Flavius Josèphe, Les Antiquités juives
Volume VI : Livres XII à XIV, Établissement du texte, traduction et notes par François Villeneuve, Étienne Nodet, Anca Dan et Édith Parmentier. Avec la collaboration de Marie-Christine Marchelesi et Laurianne Seve, Paris, Éditions du Cerf (collection « Œuvres de Flavius Josèphe et études »), 2021, LXVI + 281 p.
S’il a fallu de nombreuses années de travail collectif pour la préparation de ce VIe tome des Antiquités juives de Flavius Josèphe, le résultat est vraiment remarquable à tous égards. D’abord, par l’intérêt des Livres XII à XIV, qui couvrent l’histoire de la Judée depuis les troubles qui ont suivi la mort d’Alexandre le Grand jusqu’à la mort d’Antigone, le dernier monarque asmonéen, c’est-à-dire de 323 à 37 av. J.-C., avec la crise maccabéenne (167 à 164 av. J.-C.) comme pièce maîtresse. Remarquable également est l’établissement des diverses sources utilisées par Josèphe, puis l’examen de ces sources et la manière dont il les traite. La traduction française, qui se veut aussi précise qu’il est possible de l’être et attentive aux difficultés du texte, est fluide et agréable à lire, et les très nombreuses notes explicatives, historiques et linguistiques, qui accompagnent tout à la fois la version grecque et la traduction sont d’une grande utilité pour comprendre le sens du texte, ainsi que les allusions et les intentions de Josèphe.

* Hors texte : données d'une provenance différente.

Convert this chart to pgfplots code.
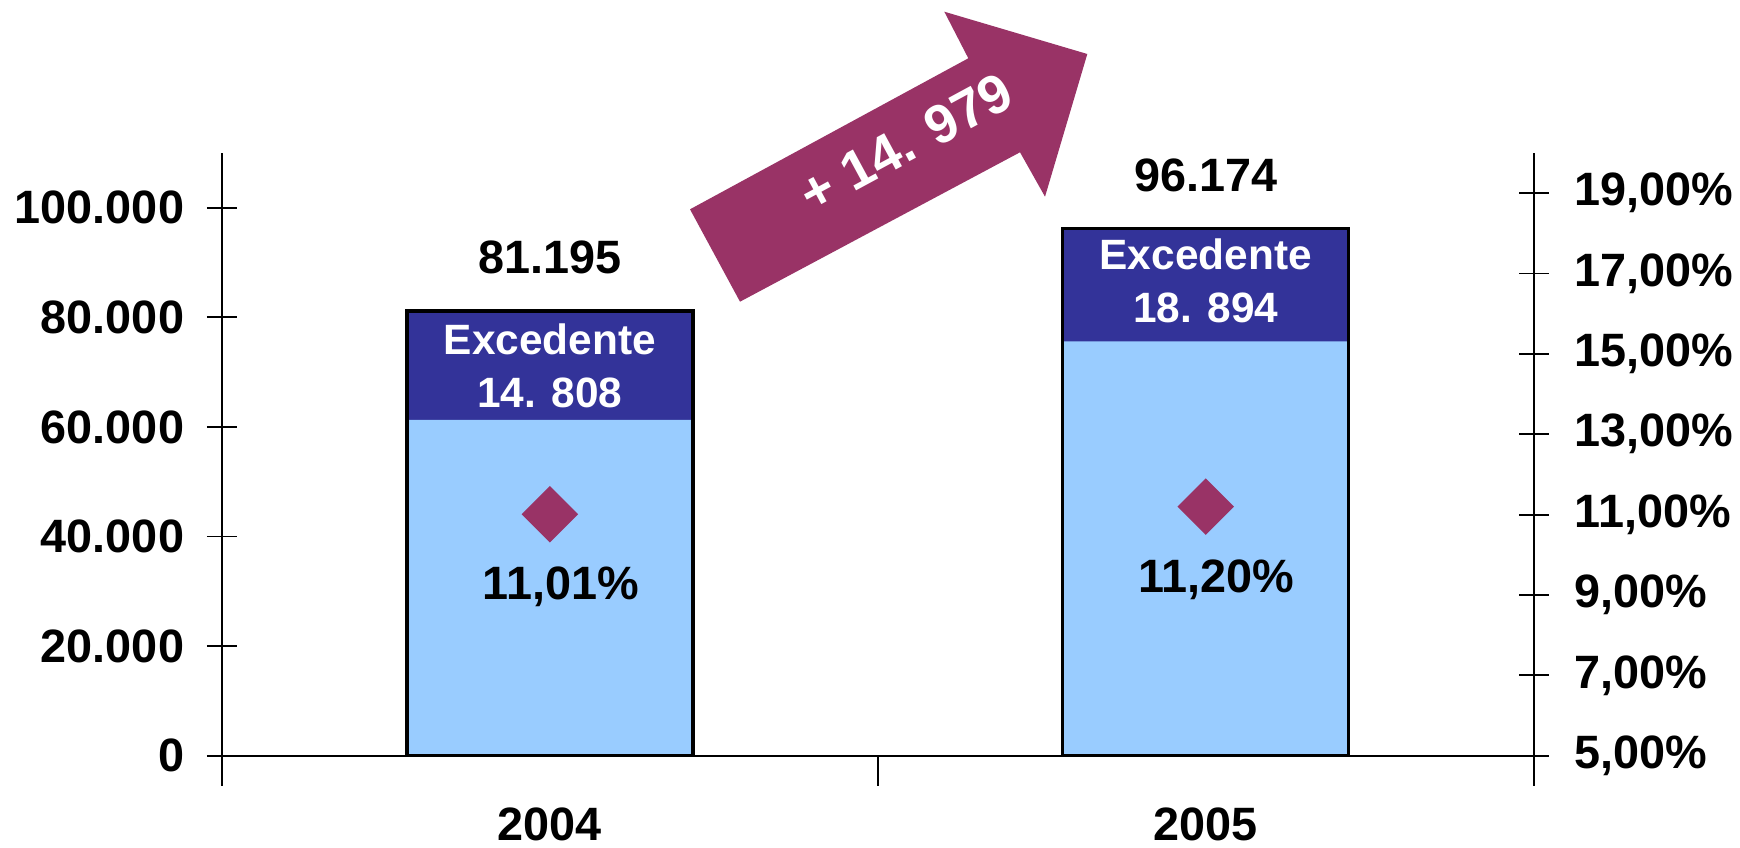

Il nous semble important de donner ici les conclusions de l’introduction auxquelles sont arrivés les collaborateurs de cette édition : « Josèphe a certainement su réunir une documentation impressionnante, incluant aussi bien des pièces d’archives que des traditions populaires ; il s’est efforcé de ne rien perdre, mettant tout sur le même plan, d’où diverses incohérences. Bien qu’il ait connu au moins une partie des œuvres de Philon, il n’était pas philosophe, mais il a arrangé sa matière selon ses convictions qu’on peut regrouper en quatre points qui apparaissent dans les livres 12 à 14 :
1. Il tient à souligner une continuité du judaïsme, de Moïse à lui-même, fondée sur la Bible et la succession des grands prêtres de Jérusalem, au moins jusqu’aux asmonéens, les samaritains du Garizim n’étant que des dissidents opportunistes.
2. Il s’est efforcé de situer la Judée dans l’histoire générale du Proche-Orient, alors que les historiens ne la remarquent guère avant Antiochos III (200 av. J.-C.), et ne la tiennent pour une réalité politique qu’avec les grands prêtres asmonéens, à partir de Simon, reconnu par Rome (142 av. J.-C.).
3. Disciple de Polybe, il suit la progression de la domination romaine, et considère que, contrairement aux régimes d’Égypte et de Syrie, c’est la seule entité politique qui puisse garantir une certaine tranquillité en fournissant une sorte d’ombrelle. Se voulant aristocrate, il s’intéresse peu à la vie quotidienne du peuple, car pour lui l’histoire est faite par les rois ; sans les interminables guerres et luttes de palais, il aurait peu à dire.
4. Il tient à l’identité juive et aussi à son caractère séparé, ce qui irritait les auteurs gréco-romains. Il est adepte d’un monothéisme rationnel, un peu à la manière stoïcienne, mais il n’a pas une doctrine claire de l’élection d’Israël ».
De précieuses cartes géographiques nous aident à visualiser la complexité des événements, et les arbres généalogiques des dynasties royales et sacerdotales nous permettent de ne pas mélanger les noms, souvent semblables d’une génération à l’autre. Pour les noms propres, les contributeurs ont repris les conventions adoptées par la Bible de Jérusalem ou, le cas échéant, l’usage de la collection Budé. C’est dire que nous disposons, pour la première fois, en français, d’une édition de référence très soignée de ces trois Livres des Antiquités juives, laquelle nous ouvre à une meilleure compréhension de la lecture des deux Livres des Maccabées, et honore aussi le projet de l’édition complète qui a commencé dès 1992 aux éditions du Cerf.